# Direction
Count the lines containing "this" in the entries underneath, and state that count without anything else.

# Data listing
########
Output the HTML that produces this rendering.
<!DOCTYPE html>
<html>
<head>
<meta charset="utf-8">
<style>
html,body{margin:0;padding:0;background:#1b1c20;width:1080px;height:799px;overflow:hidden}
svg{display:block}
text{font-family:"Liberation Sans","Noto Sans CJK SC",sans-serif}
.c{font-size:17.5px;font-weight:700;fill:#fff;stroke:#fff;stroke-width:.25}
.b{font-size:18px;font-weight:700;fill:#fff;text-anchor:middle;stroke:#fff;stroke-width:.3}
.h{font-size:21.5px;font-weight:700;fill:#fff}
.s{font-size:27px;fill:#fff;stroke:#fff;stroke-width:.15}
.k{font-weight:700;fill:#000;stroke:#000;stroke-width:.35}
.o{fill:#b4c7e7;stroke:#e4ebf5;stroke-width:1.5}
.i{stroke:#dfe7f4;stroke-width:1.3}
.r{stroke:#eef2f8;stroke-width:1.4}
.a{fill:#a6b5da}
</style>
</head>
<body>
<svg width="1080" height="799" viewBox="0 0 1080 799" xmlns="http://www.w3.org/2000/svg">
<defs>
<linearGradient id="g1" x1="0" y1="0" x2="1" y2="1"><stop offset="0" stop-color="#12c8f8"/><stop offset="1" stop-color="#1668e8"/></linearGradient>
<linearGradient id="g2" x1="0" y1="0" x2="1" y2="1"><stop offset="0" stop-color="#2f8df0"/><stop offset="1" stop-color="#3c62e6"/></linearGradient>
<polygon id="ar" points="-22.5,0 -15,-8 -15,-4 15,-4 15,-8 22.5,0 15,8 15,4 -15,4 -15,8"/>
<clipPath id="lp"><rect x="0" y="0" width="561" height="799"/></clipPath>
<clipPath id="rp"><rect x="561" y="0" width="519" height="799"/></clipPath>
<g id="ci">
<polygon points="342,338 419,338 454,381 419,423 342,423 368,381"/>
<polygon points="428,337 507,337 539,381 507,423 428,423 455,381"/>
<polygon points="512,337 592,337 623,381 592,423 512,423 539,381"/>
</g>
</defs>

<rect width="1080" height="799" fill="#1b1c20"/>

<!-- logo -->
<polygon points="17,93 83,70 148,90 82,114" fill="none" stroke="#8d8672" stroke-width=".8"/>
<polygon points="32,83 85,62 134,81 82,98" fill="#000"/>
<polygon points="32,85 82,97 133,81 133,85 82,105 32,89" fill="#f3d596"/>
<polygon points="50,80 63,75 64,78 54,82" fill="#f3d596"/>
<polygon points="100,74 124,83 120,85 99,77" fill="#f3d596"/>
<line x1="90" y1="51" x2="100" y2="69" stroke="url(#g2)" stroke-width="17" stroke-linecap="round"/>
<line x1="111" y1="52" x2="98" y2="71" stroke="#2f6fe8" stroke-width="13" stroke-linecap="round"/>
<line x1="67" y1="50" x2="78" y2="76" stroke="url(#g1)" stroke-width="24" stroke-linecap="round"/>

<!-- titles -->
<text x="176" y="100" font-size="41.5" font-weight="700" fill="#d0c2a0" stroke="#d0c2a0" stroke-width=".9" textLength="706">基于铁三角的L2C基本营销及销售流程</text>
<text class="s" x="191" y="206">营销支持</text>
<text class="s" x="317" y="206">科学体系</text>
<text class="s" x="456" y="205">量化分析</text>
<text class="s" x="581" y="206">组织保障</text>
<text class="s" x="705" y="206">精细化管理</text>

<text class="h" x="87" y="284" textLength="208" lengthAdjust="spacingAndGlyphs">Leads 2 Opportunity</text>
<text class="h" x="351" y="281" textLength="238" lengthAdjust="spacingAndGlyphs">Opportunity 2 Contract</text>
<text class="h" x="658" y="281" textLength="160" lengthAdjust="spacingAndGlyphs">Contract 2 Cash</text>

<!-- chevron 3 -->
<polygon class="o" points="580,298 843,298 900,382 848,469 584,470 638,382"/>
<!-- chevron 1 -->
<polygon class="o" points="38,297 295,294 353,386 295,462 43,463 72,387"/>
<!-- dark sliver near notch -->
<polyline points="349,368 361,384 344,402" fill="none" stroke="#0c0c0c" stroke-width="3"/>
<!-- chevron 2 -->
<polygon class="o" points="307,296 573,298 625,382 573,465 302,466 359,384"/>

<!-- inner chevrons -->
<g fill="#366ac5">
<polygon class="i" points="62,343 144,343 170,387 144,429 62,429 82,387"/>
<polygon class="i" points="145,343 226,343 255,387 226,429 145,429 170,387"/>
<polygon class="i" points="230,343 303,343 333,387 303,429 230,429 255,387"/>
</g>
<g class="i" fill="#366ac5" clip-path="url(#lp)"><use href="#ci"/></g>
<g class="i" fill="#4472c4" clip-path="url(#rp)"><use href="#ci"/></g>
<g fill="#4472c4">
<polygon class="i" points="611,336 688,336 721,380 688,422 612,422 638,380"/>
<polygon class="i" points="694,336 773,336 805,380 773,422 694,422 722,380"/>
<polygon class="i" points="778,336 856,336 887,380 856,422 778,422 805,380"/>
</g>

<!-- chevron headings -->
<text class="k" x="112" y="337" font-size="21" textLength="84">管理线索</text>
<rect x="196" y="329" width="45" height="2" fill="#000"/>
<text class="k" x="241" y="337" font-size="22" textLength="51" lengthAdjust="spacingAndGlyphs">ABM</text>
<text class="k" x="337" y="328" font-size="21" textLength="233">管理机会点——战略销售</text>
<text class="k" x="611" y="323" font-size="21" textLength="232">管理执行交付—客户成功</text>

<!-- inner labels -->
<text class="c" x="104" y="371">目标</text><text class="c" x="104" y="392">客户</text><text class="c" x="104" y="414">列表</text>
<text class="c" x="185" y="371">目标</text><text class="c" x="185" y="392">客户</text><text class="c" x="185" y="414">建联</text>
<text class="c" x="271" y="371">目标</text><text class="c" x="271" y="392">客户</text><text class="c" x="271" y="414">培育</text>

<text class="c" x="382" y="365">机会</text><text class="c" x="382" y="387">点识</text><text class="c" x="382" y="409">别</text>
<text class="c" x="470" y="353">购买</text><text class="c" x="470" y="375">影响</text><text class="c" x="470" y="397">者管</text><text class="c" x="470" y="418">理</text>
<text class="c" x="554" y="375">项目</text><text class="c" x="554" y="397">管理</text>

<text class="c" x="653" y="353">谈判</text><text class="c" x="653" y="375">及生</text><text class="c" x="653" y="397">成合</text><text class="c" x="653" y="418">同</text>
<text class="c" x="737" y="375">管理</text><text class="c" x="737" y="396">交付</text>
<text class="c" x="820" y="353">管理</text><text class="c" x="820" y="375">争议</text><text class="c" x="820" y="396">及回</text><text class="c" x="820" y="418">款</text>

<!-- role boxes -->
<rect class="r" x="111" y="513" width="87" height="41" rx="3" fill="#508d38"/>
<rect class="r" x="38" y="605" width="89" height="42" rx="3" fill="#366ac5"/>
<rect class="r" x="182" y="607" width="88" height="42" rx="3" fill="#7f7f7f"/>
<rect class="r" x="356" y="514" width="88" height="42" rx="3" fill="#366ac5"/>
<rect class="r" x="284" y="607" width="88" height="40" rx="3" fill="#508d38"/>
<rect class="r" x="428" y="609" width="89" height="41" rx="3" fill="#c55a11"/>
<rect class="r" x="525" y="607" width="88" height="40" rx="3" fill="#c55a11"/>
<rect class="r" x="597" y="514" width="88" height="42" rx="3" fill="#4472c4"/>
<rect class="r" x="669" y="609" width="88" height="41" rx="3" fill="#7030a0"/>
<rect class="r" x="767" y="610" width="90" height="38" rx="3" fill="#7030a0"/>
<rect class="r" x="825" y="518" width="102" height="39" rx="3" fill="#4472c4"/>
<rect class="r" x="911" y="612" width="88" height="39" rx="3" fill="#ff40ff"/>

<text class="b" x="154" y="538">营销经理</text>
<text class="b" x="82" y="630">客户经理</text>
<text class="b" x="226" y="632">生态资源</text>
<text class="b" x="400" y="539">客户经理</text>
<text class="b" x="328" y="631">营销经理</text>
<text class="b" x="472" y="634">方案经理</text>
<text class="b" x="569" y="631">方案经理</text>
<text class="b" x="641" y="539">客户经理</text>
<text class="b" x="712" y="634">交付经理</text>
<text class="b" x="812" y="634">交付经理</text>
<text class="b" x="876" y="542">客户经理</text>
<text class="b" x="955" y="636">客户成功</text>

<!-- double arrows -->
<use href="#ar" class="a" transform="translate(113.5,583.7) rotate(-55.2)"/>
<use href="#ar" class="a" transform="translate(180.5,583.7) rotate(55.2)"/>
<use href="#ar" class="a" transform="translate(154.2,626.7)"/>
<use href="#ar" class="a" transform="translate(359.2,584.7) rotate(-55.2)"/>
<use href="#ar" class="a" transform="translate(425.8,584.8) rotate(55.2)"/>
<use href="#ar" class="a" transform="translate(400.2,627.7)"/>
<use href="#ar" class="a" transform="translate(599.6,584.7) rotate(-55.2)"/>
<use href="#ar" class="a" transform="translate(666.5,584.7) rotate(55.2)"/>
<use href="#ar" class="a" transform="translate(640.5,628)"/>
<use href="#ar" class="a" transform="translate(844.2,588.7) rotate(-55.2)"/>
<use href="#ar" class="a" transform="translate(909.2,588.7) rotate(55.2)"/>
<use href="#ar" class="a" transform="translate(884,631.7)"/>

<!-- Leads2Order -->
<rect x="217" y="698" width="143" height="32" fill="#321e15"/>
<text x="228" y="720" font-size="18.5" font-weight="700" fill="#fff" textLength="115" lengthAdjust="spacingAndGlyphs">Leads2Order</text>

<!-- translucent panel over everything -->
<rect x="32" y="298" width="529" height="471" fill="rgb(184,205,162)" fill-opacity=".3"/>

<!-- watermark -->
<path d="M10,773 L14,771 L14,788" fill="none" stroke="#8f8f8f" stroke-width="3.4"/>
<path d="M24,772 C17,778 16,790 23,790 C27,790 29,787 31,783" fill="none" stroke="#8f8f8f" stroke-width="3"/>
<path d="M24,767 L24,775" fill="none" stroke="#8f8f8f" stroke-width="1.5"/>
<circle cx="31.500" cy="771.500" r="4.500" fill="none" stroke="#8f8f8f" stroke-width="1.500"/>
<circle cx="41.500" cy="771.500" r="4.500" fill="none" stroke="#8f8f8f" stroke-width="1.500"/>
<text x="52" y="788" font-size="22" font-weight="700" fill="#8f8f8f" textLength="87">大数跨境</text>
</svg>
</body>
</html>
########
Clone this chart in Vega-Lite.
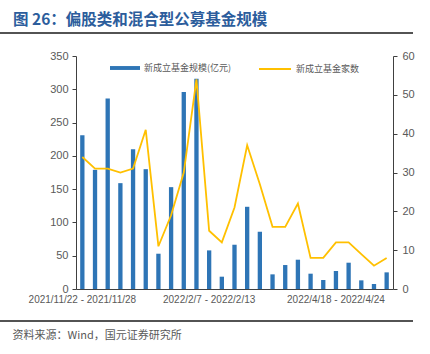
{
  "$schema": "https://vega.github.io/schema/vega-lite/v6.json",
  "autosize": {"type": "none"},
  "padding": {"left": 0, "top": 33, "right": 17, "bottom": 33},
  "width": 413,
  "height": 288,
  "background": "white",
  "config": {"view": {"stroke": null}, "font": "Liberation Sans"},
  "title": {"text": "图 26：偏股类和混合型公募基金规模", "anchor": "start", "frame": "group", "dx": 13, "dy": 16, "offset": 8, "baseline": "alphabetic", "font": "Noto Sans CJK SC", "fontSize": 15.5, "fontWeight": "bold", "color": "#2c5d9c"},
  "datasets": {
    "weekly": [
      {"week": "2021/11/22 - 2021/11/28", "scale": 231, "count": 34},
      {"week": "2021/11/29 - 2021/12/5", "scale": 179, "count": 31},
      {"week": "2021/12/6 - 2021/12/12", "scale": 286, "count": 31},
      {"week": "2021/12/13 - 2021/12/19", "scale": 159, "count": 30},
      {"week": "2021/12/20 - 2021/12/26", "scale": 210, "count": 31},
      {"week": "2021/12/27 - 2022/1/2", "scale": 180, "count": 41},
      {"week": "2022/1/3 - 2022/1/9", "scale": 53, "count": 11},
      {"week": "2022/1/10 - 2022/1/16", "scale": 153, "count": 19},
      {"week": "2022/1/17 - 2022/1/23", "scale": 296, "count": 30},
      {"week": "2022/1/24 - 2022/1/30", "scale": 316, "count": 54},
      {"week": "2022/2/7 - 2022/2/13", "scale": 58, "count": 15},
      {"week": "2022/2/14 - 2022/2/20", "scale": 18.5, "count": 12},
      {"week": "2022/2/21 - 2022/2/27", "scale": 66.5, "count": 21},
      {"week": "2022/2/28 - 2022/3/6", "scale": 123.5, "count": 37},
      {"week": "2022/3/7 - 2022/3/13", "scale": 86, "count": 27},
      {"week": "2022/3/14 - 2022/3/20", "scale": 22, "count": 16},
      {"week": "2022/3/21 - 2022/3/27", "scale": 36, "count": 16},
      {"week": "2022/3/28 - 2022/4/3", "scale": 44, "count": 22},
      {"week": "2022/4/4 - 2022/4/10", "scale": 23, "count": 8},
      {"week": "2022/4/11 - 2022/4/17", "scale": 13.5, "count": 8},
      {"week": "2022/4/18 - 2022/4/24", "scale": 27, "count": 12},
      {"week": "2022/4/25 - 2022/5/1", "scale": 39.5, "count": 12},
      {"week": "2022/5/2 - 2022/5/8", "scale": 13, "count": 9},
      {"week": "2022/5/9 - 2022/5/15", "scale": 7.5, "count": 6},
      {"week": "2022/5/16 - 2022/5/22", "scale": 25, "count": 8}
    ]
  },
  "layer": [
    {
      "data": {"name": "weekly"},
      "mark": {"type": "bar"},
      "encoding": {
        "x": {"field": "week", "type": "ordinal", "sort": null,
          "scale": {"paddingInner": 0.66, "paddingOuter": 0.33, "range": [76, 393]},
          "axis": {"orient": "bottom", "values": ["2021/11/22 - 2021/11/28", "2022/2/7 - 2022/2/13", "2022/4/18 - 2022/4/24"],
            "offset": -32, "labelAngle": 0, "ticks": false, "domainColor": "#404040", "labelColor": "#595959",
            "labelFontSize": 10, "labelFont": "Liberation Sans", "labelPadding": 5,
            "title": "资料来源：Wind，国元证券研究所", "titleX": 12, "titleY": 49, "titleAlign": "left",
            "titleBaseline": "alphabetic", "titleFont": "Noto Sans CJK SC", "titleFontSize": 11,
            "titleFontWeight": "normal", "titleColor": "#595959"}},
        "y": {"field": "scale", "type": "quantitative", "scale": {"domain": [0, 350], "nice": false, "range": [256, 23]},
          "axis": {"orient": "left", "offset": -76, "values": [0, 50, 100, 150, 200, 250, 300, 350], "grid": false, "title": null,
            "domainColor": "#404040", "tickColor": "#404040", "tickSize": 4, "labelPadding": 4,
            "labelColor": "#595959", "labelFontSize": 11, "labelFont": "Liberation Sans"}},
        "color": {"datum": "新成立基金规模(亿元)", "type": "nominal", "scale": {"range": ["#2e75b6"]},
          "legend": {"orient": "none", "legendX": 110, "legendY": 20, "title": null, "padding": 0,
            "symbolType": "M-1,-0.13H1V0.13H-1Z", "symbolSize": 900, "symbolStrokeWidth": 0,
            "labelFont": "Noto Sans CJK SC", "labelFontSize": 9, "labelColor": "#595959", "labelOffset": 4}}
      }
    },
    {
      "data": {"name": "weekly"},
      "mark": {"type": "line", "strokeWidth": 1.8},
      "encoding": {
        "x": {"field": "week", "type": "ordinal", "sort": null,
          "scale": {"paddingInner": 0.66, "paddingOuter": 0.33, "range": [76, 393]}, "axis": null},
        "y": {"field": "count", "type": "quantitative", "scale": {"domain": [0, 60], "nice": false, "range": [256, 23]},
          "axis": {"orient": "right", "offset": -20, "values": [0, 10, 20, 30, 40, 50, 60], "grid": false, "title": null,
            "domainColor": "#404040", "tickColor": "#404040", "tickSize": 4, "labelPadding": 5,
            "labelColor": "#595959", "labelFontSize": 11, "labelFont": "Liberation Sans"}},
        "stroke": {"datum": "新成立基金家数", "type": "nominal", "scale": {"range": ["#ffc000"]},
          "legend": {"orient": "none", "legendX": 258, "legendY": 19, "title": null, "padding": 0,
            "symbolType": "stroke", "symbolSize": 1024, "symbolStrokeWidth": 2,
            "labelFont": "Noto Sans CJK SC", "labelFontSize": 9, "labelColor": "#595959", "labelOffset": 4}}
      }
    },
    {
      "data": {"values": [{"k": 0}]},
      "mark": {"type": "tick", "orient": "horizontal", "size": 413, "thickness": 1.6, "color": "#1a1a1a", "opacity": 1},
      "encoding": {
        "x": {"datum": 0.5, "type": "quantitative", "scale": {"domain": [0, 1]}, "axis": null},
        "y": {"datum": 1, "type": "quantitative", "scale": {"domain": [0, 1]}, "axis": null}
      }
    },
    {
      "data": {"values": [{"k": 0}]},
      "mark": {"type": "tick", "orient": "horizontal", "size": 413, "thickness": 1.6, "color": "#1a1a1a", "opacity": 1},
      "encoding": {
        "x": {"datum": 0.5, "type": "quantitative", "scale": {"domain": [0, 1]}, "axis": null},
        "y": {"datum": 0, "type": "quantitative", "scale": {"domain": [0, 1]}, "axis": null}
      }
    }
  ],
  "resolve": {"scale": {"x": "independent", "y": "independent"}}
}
########
# Exercise result
2